The proverb is referenced  in the anonymous 13th-century French work De l'oue au chapelain, 
Erasmus translated the Greek verse proverb into Latin verse as Multa cadunt inter calicem supremaque labra in Adagia (1523).

English proverb

An English translation of Erasmus' 1523 work by Richard Taverner in 1539 rendered the proverb as "Many thynges fall betwene the cuppe and the mouth ... Betwene the cuppe and the lyppes maye come many casualties".

The proverb appears in English also in William Lambarde's A Perambulation of Kent in 1576: "[M]any things happen (according to the proverbe) betweene the Cup and the Lippe". 
In the same year, George Pettie added to it: "Many things (as the saying is) happens betweene the cup and the lip, many thinges chaunce betweene the bourde and the bed" in Petite Palace. 
The version "manye thinges fall betweene the cup and the lippe" appears in 1580 in John Lyly's Euphues and His England. 
In Ben Jonson's play, A Tale of a Tub (1633) Erasmus's text is explicitly quoted and expanded: "Multa cadunt inter—you can ghesse the rest. /Many things fall betweene the cup, and lip: /And though they touch, you are not sure to drinke."

The Macmillan Book of Proverbs erroneously states that Miguel de Cervantes referenced the proverb in Don Quixote in 1605. However, although some English translations use the proverb, what is in the original text is a different, though similar, proverb: "Del dicho al hecho hay gran trecho" (More easily said than done).

In English, "many things happen between the cup and the lip" is first found in Robert Burton's The Anatomy of Melancholy (1621-1651).

The modern form of the English proverb develops in the early 19th century.
The first record of the rhyme between slip and lip is due to D. M. Moir in  Mansie Waugh (1824):  "There is many a slip 'tween the cup and the lip". The variant reading using  'twixt in place of  'tween is recorded in 1828: "There's many a slip 'twixt the cup and the lip."

The proverb is mentioned explicitly by in Catharine Maria Sedgwick's The Linwoods: or, "Sixty Years Since" in America (1835), in the form "there is many a slip between the cup and the lip".
The proverb is also alluded to in the voice of one of the characters earlier in the novel:
While a group of banditti ransack Mrs. Archer's house, the leader, Sam Hewson, drops a bottle of brandy; after it shatters, he says, "Ah, my men! there's a sign for us – we may have a worse slip than that 'tween the cup and the lip: so let's be off – come, Pat."  
Other
J. F. O'Connell (1836) has  "many a slip 'twixt cup and lip".
R. H. Barham's The Ingoldsby Legends: Lady Rohesia (1840) has 
"There is many a slip 'twixt the cup and the lip".

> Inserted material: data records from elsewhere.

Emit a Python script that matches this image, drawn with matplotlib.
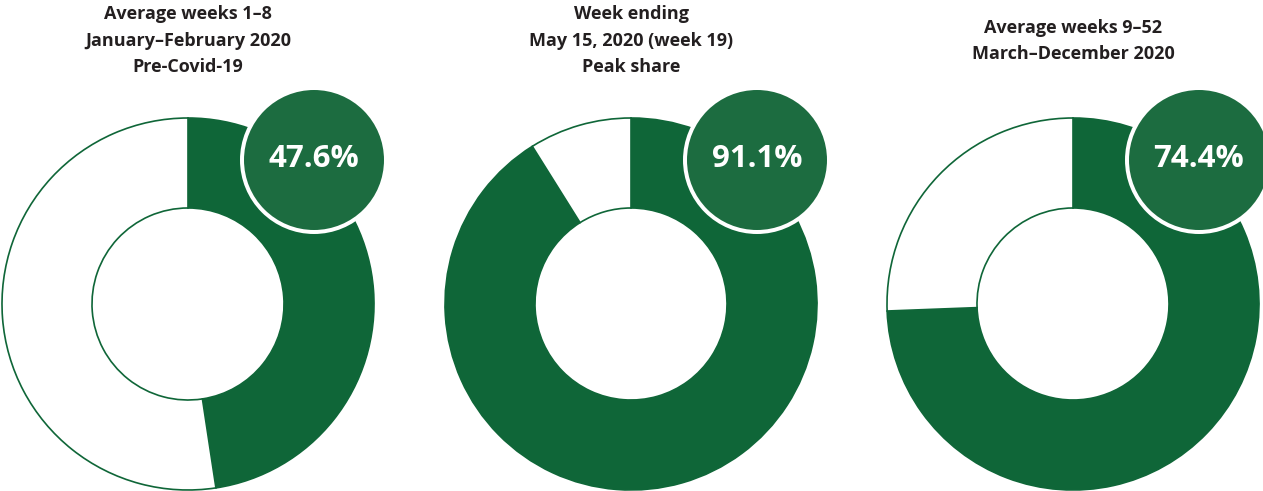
import matplotlib
matplotlib.use("Agg")
import matplotlib.pyplot as plt
from matplotlib.patches import Circle

titles = [
    "Average weeks 1\u20138\nJanuary\u2013February 2020\nPre-Covid-19",
    "Week ending\nMay 15, 2020 (week 19)\nPeak share",
    "Average weeks 9\u201352\nMarch\u2013December 2020",
]
shares = [47.6, 91.1, 74.4]
labels = ["47.6%", "91.1%", "74.4%"]

GREEN = "#0f6638"
BADGE = "#1c6c40"
TEXT = "#231f20"

W, H = 1263, 491
fig = plt.figure(figsize=(W / 100, H / 100), dpi=100)
ax = fig.add_axes([0, 0, 1, 1])
ax.set_xlim(0, W)
ax.set_ylim(0, H)
ax.set_aspect("equal")
ax.axis("off")

centers_x = [188, 631, 1073]
cy = H - 304
r_out = 186
r_in = 96
title_y = [H - 14, H - 14, H - 28]

for i, (cx, s) in enumerate(zip(centers_x, shares)):
    ax.pie([s, 100 - s], colors=[GREEN, "white"], startangle=90, counterclock=False,
           center=(cx, cy), radius=r_out,
           wedgeprops=dict(width=r_out - r_in, edgecolor=GREEN, linewidth=1.2))
    bx, by = cx + 126, H - 160
    ax.add_patch(Circle((bx, by), 74, facecolor="white", edgecolor="none", zorder=5))
    ax.add_patch(Circle((bx, by), 70, facecolor=BADGE, edgecolor="none", zorder=6))
    ax.text(bx, by + 1, labels[i], ha="center", va="center", color="white",
            fontsize=22.5, fontweight="bold", family="Open Sans", zorder=7)
    n = titles[i].count("\n") + 1
    ax.text(cx, title_y[i] - (n - 1) * 13.3, titles[i], ha="center", va="center",
            color=TEXT, fontsize=13, fontweight="bold", family="Open Sans",
            linespacing=1.58)

ax.set_xlim(0, W)
ax.set_ylim(0, H)
fig.savefig("out.png", dpi=100)
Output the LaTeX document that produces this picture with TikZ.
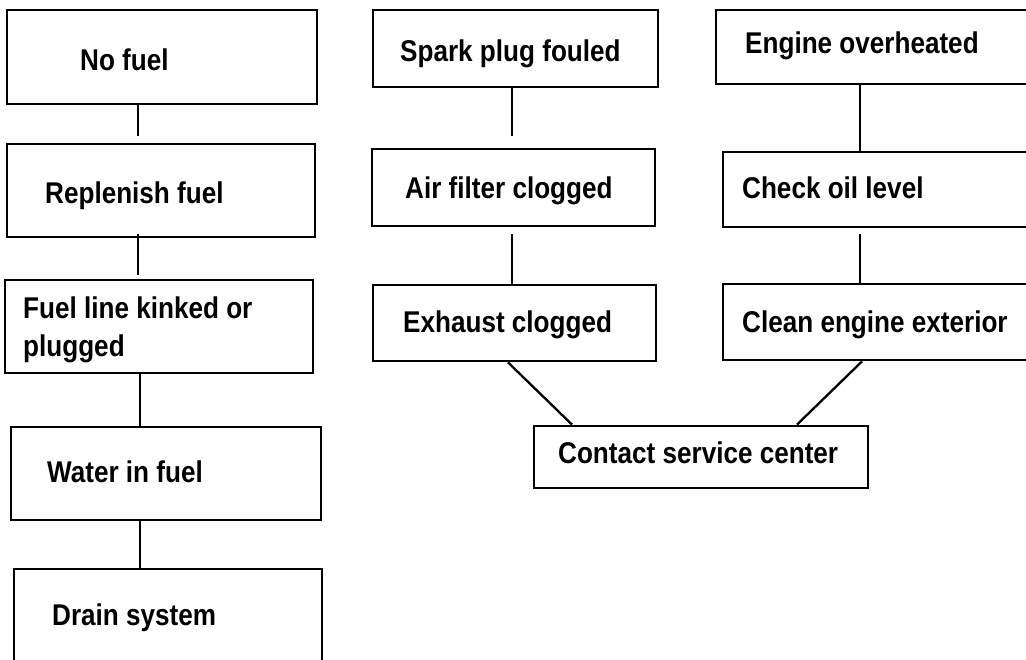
\documentclass[tikz,border=0pt]{standalone}
\usepackage{fontspec}
\setmainfont[FakeStretch=0.87]{Liberation Sans}
\begin{document}
\begin{tikzpicture}[x=1pt, y=-1pt]
	\tikzset{trnode/.style={rectangle, draw, line width=2.8pt,
				inner sep=0pt}}
	\tikzset{trline/.style={line width=2.3pt}}
	\tikzset{trtext/.style={anchor=base west, inner sep=0pt,
				font=\fontsize{30}{39}\selectfont\bfseries, align=left}}

	\useasboundingbox (0,0) rectangle (1026,660);
	\clip (0,0) rectangle (1026,660);

	% fuel column
	\node[trnode, minimum width=310pt, minimum height=94pt] (nofuel) at (162,57) {};
	\node[trnode, minimum width=308pt, minimum height=93pt] (replenish) at (161,190.5) {};
	\node[trnode, minimum width=308pt, minimum height=93pt] (fuelline) at (159,326.5) {};
	\node[trnode, minimum width=310pt, minimum height=93pt] (water) at (166,473.5) {};
	\node[trnode, minimum width=308pt, minimum height=93pt] (drain) at (168,615.5) {};

	\node[trtext] () at (80,71) {No fuel};
	\node[trtext] () at (45,204) {Replenish fuel};
	\node[trtext] () at (23,357) {Fuel line kinked or\\plugged};
	\node[trtext] () at (47,482) {Water in fuel};
	\node[trtext] () at (52,625) {Drain system};

	\draw[trline] ([xshift=-24pt]nofuel.south) -- ([xshift=-23pt,yshift=7pt]replenish.north);
	\draw[trline] ([xshift=-23pt,yshift=4pt]replenish.south) -- ([xshift=-21pt,yshift=4pt]fuelline.north);
	\draw[trline] ([xshift=-19pt]fuelline.south) -- ([xshift=-26pt]water.north);
	\draw[trline] ([xshift=-26pt]water.south) -- ([xshift=-28pt]drain.north);

	% ignition column
	\node[trnode, minimum width=285pt, minimum height=77pt] (spark) at (515.5,48.5) {};
	\node[trnode, minimum width=283pt, minimum height=77pt] (airfilter) at (513.5,187.5) {};
	\node[trnode, minimum width=283pt, minimum height=76pt] (exhaust) at (514.5,323) {};

	\node[trtext] () at (400,62) {Spark plug fouled};
	\node[trtext] () at (405,199) {Air filter clogged};
	\node[trtext] () at (403,333) {Exhaust clogged};

	\draw[trline] ([xshift=-3.5pt]spark.south) -- ([xshift=-1.5pt,yshift=12pt]airfilter.north);
	\draw[trline] ([xshift=-1.5pt,yshift=-7pt]airfilter.south) -- ([xshift=-2.5pt]exhaust.north);

	% engine column
	\node[trnode, minimum width=324pt, minimum height=74pt] (overheat) at (878,47) {};
	\node[trnode, minimum width=322pt, minimum height=75pt] (oillevel) at (884,189.5) {};
	\node[trnode, minimum width=322pt, minimum height=76pt] (exterior) at (884,322) {};

	\node[trtext] () at (745,54) {Engine overheated};
	\node[trtext] () at (742,199) {Check oil level};
	\node[trtext] () at (742,333) {Clean engine exterior};

	\draw[trline] ([xshift=-18pt]overheat.south) -- ([xshift=-24pt]oillevel.north);
	\draw[trline] ([xshift=-24pt,yshift=-6pt]oillevel.south) -- ([xshift=-24pt]exterior.north);

	% service
	\node[trnode, minimum width=334pt, minimum height=62pt] (service) at (701,457) {};
	\node[trtext] () at (558,463) {Contact service center};

	\draw[trline] ([xshift=-6.5pt]exhaust.south) -- ([xshift=-129pt]service.north);
	\draw[trline] ([xshift=-22pt]exterior.south) -- ([xshift=96pt]service.north);
\end{tikzpicture}
\end{document}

The proverb became very popular from the 1840s onward and throughout the later 19th century.
Slight variants in wording persist into current usage; this concerns mainly alteration between  'twixt, betwixt,  'tween and between on one hand, and optional use of the definite articles, the cup and the lip vs. cup and lip, on the other.
From the earliest days of its popularity, the proverb was often described as old and somewhat trite.
One of the earliest attestations of its modern form, in 1835, already describe it as "somewhat musty". 
The Encyclopædia Americana of 1847 cites it as an example for the triteness of proverbs in general: "a public speaker could not use the proverb "'Twixt cup and lip is many a slip," at least, not without some apology for its triteness".

Usage since 1850

1850  William Makepeace Thackeray's Pendennis.
1855 The phrase appears numerous times in the Chronicles of Barsetshire series (1855-1867) by Anthony Trollope, especially in connection with the engagement of Lily Dale to Adolphus Crosbie in The Small House at Allington and the engagement of Grace Crawley to Major Grantly in The Last Chronicle of Barset.
 1864 "The Cup and the Lip" is the title of the First Book (of four books) of Our Mutual Friend by Charles Dickens 1864-65
1967 The American pop group The Present recorded a song called "Many's the Slip Twixt the Cup and the Lip (or Baby the World Really Turns)" in 1967. The song, written by George Fischoff and Tony Powers, was released as a single on the Philips label but failed to chart. 
1988 Said by Emilio Estevez as Billy the Kid in the movie Young Guns.
 An allusion to the proverb is anecdotally attributed to W.V.O. Quine (1908–2000), in the form "There is many a slip betwixt subjective cup and objective lip."